Everything people truly want and need can be provided without government coercion--and the market is far better at providing it. For instance, Yugo vs. Toyota. Bread lines (or starvation) vs. any American supermarket. Not a tough choice, one would think.
The main reason that FreeRepublic is so popular is based on the misnomer that politics will solve the problem when in fact politics and government is the problem. The solution is creative business and science integration with honest, free market actions.
The difference between not having a government to inflict power and having one, is literally the difference between Adolph Hitler as a nearly-insane, anti-Semitic housepainter, and Adolph Hitler as a nearly-insane, anti-Semitic German Chancellor. It's the difference between Charles Manson as the murderer of a handful, and Pol Pot as the murderer of perhaps two million.
Good analogous juxtaposition.
The socialist (or Democrat, or compassionate conservative, or Green, or whatnot) believes that where there is need, government must provide. In turn, this requires that government grow ever-larger, and for an obvious reason: We care about people. We care about children and the sick and the elderly. We care about endangered species. We care about the environment. We care about the poor.

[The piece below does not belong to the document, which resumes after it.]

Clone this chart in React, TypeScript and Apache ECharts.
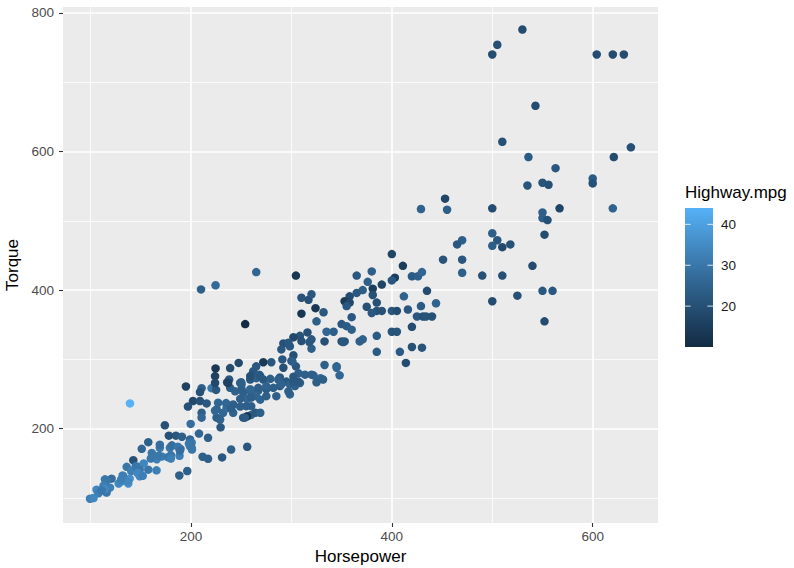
import React, { useEffect, useRef } from "react";
import * as echarts from "echarts";

const horsepower = [
  530, 505, 500, 604, 620, 631, 543, 510, 638, 621, 536, 563, 535, 550, 556, 600, 600, 500, 567, 620,
  550, 550, 555, 552, 500, 505, 500, 510, 518, 470, 470, 470, 490, 510, 540, 550, 560, 525, 500, 552,
  453, 429, 455, 465, 400, 451, 411, 380, 365, 403, 400, 420, 426, 430, 390, 376, 381, 381, 371, 365,
  358, 353, 358, 355, 385, 375, 435, 412, 444, 429, 416, 400, 405, 385, 390, 380, 425, 431, 434, 440,
  360, 350, 355, 360, 342, 420, 400, 405, 385, 371, 368, 350, 353, 420, 430, 385, 408, 414, 345, 265,
  304.5, 210, 224.5, 254, 310, 317, 320, 324, 310, 332, 325, 335, 316, 308.5, 302, 320, 333, 292, 298.5, 320,
  290, 302, 280, 272, 291, 300, 292, 304.5, 333, 345, 247.5, 239, 224.5, 262, 268, 224, 238, 250, 236, 259,
  265, 272, 279, 288.5, 295, 307, 302, 313.5, 322, 329, 331.5, 325, 308.5, 298.5, 288.5, 282, 275, 267, 260, 252,
  244, 239, 220.5, 210.6, 225, 209, 195, 202, 209, 215.6, 197, 210.6, 210.6, 225.5, 225.5, 232, 242, 242, 249, 252,
  260, 260, 264, 269, 256, 229.5, 199.7, 256, 269, 275, 285, 265, 249, 298.5, 139.3, 224, 229, 235.5, 174, 185,
  178, 191, 199, 208, 217, 200.7, 189.6, 179, 169, 157.5, 151, 161, 171, 180, 188.6, 166, 177, 211.6, 217, 231,
  240, 142.6, 136, 147.5, 157.5, 165.7, 149, 139, 132.5, 131, 137.6, 121, 114.4, 128, 188.4, 196.3, 119.4, 116, 106, 108,
  99.5, 103, 200.7, 153, 256, 297, 310, 318, 351.5, 301, 265, 259, 269, 287, 290, 250.4, 250.4, 259, 267, 275,
  297, 303.5, 307, 320, 348, 302, 260, 255, 253.7, 237, 249, 227, 224, 235, 240, 169, 181, 187, 189, 199,
  201, 168, 180, 160, 149, 140.5, 145, 132, 147, 152, 137, 130.6, 116, 113, 114.4, 111, 198
];

const torque = [
  776, 754, 740, 740, 740, 740, 666, 614, 606, 592, 592, 576, 551, 555, 552, 561, 554, 518, 518, 518,
  512, 504, 501, 480, 482, 472, 464, 462, 466, 472, 444, 425, 421, 421, 435, 399, 399, 392, 384, 355,
  532, 517, 516, 466, 452, 444, 435, 427, 421, 418, 414, 420, 420, 426, 408, 412, 402, 393, 400, 396,
  391, 384, 382, 377, 382, 376, 399, 391, 381, 377, 372, 370, 370, 370, 370, 367, 362, 362, 362, 362,
  361, 351, 348, 343, 340, 347, 340, 340, 334, 329, 326, 326, 326, 318, 317, 311, 311, 295, 290, 426,
  421, 401, 407, 351, 389, 386, 394, 374, 366, 368, 355, 340, 339, 334, 332, 329, 326, 323, 319, 315.5,
  314.5, 306, 296, 296, 300, 298, 288, 290, 292, 288, 295, 287.5, 287, 283, 278, 276, 271, 267, 267, 271,
  273, 271, 272, 274, 268, 280, 275, 278, 277, 273, 271, 267, 266, 264, 261.5, 259, 257, 255, 252, 252,
  254, 259, 258.6, 258.6, 256, 253, 261, 240, 240, 236.5, 232, 223, 216, 228, 216, 223, 235, 223, 232, 216,
  232.6, 220, 223, 223, 218, 202, 207, 243, 242, 247, 247, 247, 243, 249.5, 236.5, 266, 213, 230, 205, 190,
  190, 188.5, 184.5, 193, 187, 172.5, 171, 172.5, 172.5, 180.6, 171, 165, 160, 162, 161, 156, 159, 159.6, 156.7, 158.6,
  170, 154.6, 145, 145, 141, 140, 131.5, 128, 131.5, 124, 121, 128, 127, 121, 132.6, 139, 115, 108, 112, 107,
  99, 100, 180, 150, 174, 324, 326.5, 325, 325, 297, 290, 276, 276, 271, 264, 264, 257, 257, 259, 261.5,
  254, 261.5, 268, 278, 277, 268, 245, 232.6, 216, 266, 266, 237.5, 226, 237, 229, 177, 176, 174, 168, 175,
  170, 161, 157, 157, 141, 139, 146, 132.6, 136, 132, 124, 127, 125, 118, 113, 111, 178.7
];

const highwayMpg = [
  19, 20, 19, 19, 19, 19, 19, 20, 20, 19, 23, 22, 21, 21, 20, 23, 20, 19, 17, 25,
  24, 24, 20, 19, 24, 22, 24, 18, 20, 24, 22, 24, 20, 20, 19, 22, 22, 20, 19, 19,
  17, 25, 24, 22, 17, 21, 15, 24, 22, 15, 22, 23, 24, 26, 17, 24, 15, 20, 24, 22,
  19, 14, 18, 22, 20, 20, 19, 25, 25, 23, 22, 22, 19, 20, 20, 22, 22, 20, 21, 20,
  22, 22, 23, 24, 24, 19, 21, 21, 23, 25, 24, 20, 21, 20, 21, 23, 23, 19, 24, 26,
  13, 24, 27, 10, 21, 20, 22, 13, 13, 22, 24, 26, 20, 21, 18, 22, 20, 20, 22, 24,
  22, 20, 22, 14, 22, 22, 20, 22, 24, 26, 18, 19, 13, 22, 24, 16, 22, 24, 20, 22,
  24, 22, 24, 22, 22, 24, 22, 24, 25, 26, 24, 24, 24, 25, 22, 24, 23, 24, 25, 24,
  25, 24, 30, 24, 22, 20, 16, 18, 20, 22, 20, 24, 26, 25, 24, 26, 24, 25, 24, 22,
  24, 26, 22, 24, 13, 22, 28, 26, 25, 24, 24, 26, 24, 25, 44, 18, 25, 27, 20, 22,
  20, 24, 26, 26, 24, 28, 28, 30, 30, 24, 26, 30, 32, 30, 32, 32, 30, 24, 24, 22,
  24, 20, 30, 30, 30, 32, 34, 36, 32, 34, 36, 28, 30, 34, 24, 24, 32, 30, 34, 32,
  32, 34, 30, 34, 22, 22, 20, 22, 22, 24, 22, 20, 22, 24, 25, 26, 24, 26, 24, 25,
  24, 24, 22, 24, 26, 22, 24, 24, 23, 16, 24, 26, 26, 26, 24, 28, 28, 30, 28, 30,
  30, 30, 32, 30, 30, 32, 30, 32, 34, 32, 34, 32, 30, 32, 34, 30, 30
];

const xTicks = [200, 400, 600];
const xMinorTicks = [100, 300, 500];
const yTicks = [200, 400, 600, 800];
const yMinorTicks = [100, 300, 500, 700];
const mpgTicks = [20, 30, 40];
const mpgLimits = [10, 44];
const gradientColors = ["#132B43", "#336A98", "#56B1F7"];

const FONT = "'Liberation Sans', Arial, Helvetica, sans-serif";

export default function App() {
  const ref = useRef<HTMLDivElement>(null);

  useEffect(() => {
    if (!ref.current) return;
    const chart = echarts.init(ref.current, null, { renderer: "svg" });

    const points = horsepower.map((h, i) => [h, torque[i], highwayMpg[i]]);

    const gridLine = (axis: "xAxis" | "yAxis", v: number, w: number) => ({
      [axis]: v,
      lineStyle: { color: "#FFFFFF", width: w, type: "solid" },
    });

    const markData = [
      ...xMinorTicks.map((v) => gridLine("xAxis", v, 0.8)),
      ...yMinorTicks.map((v) => gridLine("yAxis", v, 0.8)),
      ...xTicks.map((v) => gridLine("xAxis", v, 1.6)),
      ...yTicks.map((v) => gridLine("yAxis", v, 1.6)),
    ];

    const barX = 685;
    const barY = 208;
    const barW = 28;
    const barH = 139;
    const valToY = (v: number) =>
      barY + barH - ((v - mpgLimits[0]) / (mpgLimits[1] - mpgLimits[0])) * barH;

    const legendElements: any[] = [
      {
        type: "text",
        x: barX,
        y: 192,
        style: {
          text: "Highway.mpg",
          fill: "#000000",
          font: `17px ${FONT}`,
          verticalAlign: "middle",
          align: "left",
        },
      },
      {
        type: "rect",
        shape: { x: barX, y: barY, width: barW, height: barH },
        style: {
          fill: new echarts.graphic.LinearGradient(0, 0, 0, 1, [
            { offset: 0, color: gradientColors[2] },
            { offset: 0.5, color: gradientColors[1] },
            { offset: 1, color: gradientColors[0] },
          ]),
        },
      },
    ];
    mpgTicks.forEach((t) => {
      const y = valToY(t);
      legendElements.push(
        {
          type: "line",
          shape: { x1: barX, y1: y, x2: barX + barW / 5, y2: y },
          style: { stroke: "rgba(255,255,255,0.8)", lineWidth: 1 },
        },
        {
          type: "line",
          shape: { x1: barX + barW - barW / 5, y1: y, x2: barX + barW, y2: y },
          style: { stroke: "rgba(255,255,255,0.8)", lineWidth: 1 },
        },
        {
          type: "text",
          x: 721,
          y: y,
          style: {
            text: String(t),
            fill: "#1A1A1A",
            font: `13.5px ${FONT}`,
            verticalAlign: "middle",
            align: "left",
          },
        }
      );
    });

    const axisCommon = {
      type: "value" as const,
      axisLine: { show: false },
      splitLine: { show: false },
      nameLocation: "middle" as const,
      nameTextStyle: { color: "#000000", fontSize: 17, fontFamily: FONT },
    };

    chart.setOption({
      animation: false,
      textStyle: { fontFamily: FONT },
      grid: {
        left: 63,
        right: 136,
        top: 7,
        bottom: 45,
        show: true,
        backgroundColor: "#EBEBEB",
        borderWidth: 0,
        containLabel: false,
        outerBoundsMode: "none",
      },
      xAxis: {
        ...axisCommon,
        min: 72.6,
        max: 665,
        name: "Horsepower",
        nameGap: 24,
        axisTick: {
          show: true,
          customValues: xTicks,
          length: 4,
          lineStyle: { color: "#333333", width: 1.1 },
        },
        axisLabel: {
          customValues: xTicks,
          color: "#4D4D4D",
          fontSize: 13.5,
          fontFamily: FONT,
          margin: 6,
        },
      },
      yAxis: {
        ...axisCommon,
        min: 64,
        max: 808.5,
        name: "Torque",
        nameGap: 38,
        axisTick: {
          show: true,
          customValues: yTicks,
          length: 4,
          lineStyle: { color: "#333333", width: 1.1 },
        },
        axisLabel: {
          customValues: yTicks,
          color: "#4D4D4D",
          fontSize: 13.5,
          fontFamily: FONT,
          margin: 9,
        },
      },
      visualMap: {
        show: false,
        type: "continuous",
        seriesIndex: 1,
        dimension: 2,
        min: mpgLimits[0],
        max: mpgLimits[1],
        inRange: { color: gradientColors },
      },
      series: [
        {
          type: "scatter",
          data: [],
          silent: true,
          z: 1,
          markLine: {
            silent: true,
            symbol: ["none", "none"],
            label: { show: false },
            emphasis: { disabled: true },
            animation: false,
            data: markData,
          },
        },
        {
          type: "scatter",
          z: 10,
          symbol: "circle",
          symbolSize: 8.5,
          itemStyle: { opacity: 1, borderWidth: 0 },
          emphasis: { disabled: true },
          data: points,
        },
      ],
      graphic: legendElements,
    });

    return () => chart.dispose();
  }, []);

  return (
    <div
      ref={ref}
      style={{ position: "fixed", left: 0, top: 0, width: 794, height: 568, background: "#FFFFFF" }}
    />
  );
}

Yeah right, the parasitical politicians and self-serving bureaucrats care so much that they've created so many laws and regulations that virtually every person is a criminal for they have broken at least one and probably several of those compassionate laws. The problem is, why then has society not run head long into destruction with all of us criminals on the lose?
John Stossel made a powerful point on one of his specials. I can't describe it with near the impact that Stossel did, but here goes anyways...
There was a highly effective life-saving drug that the FDA held off the market despite it being successful used in several European countries. Some kind of bureaucratic red-tape/snafu kept the drug from being available in United States.
Stossel continues, last year seven thousand peopled died from "XX". Doesn't that mean that the FDA killed seven thousand Americans last year?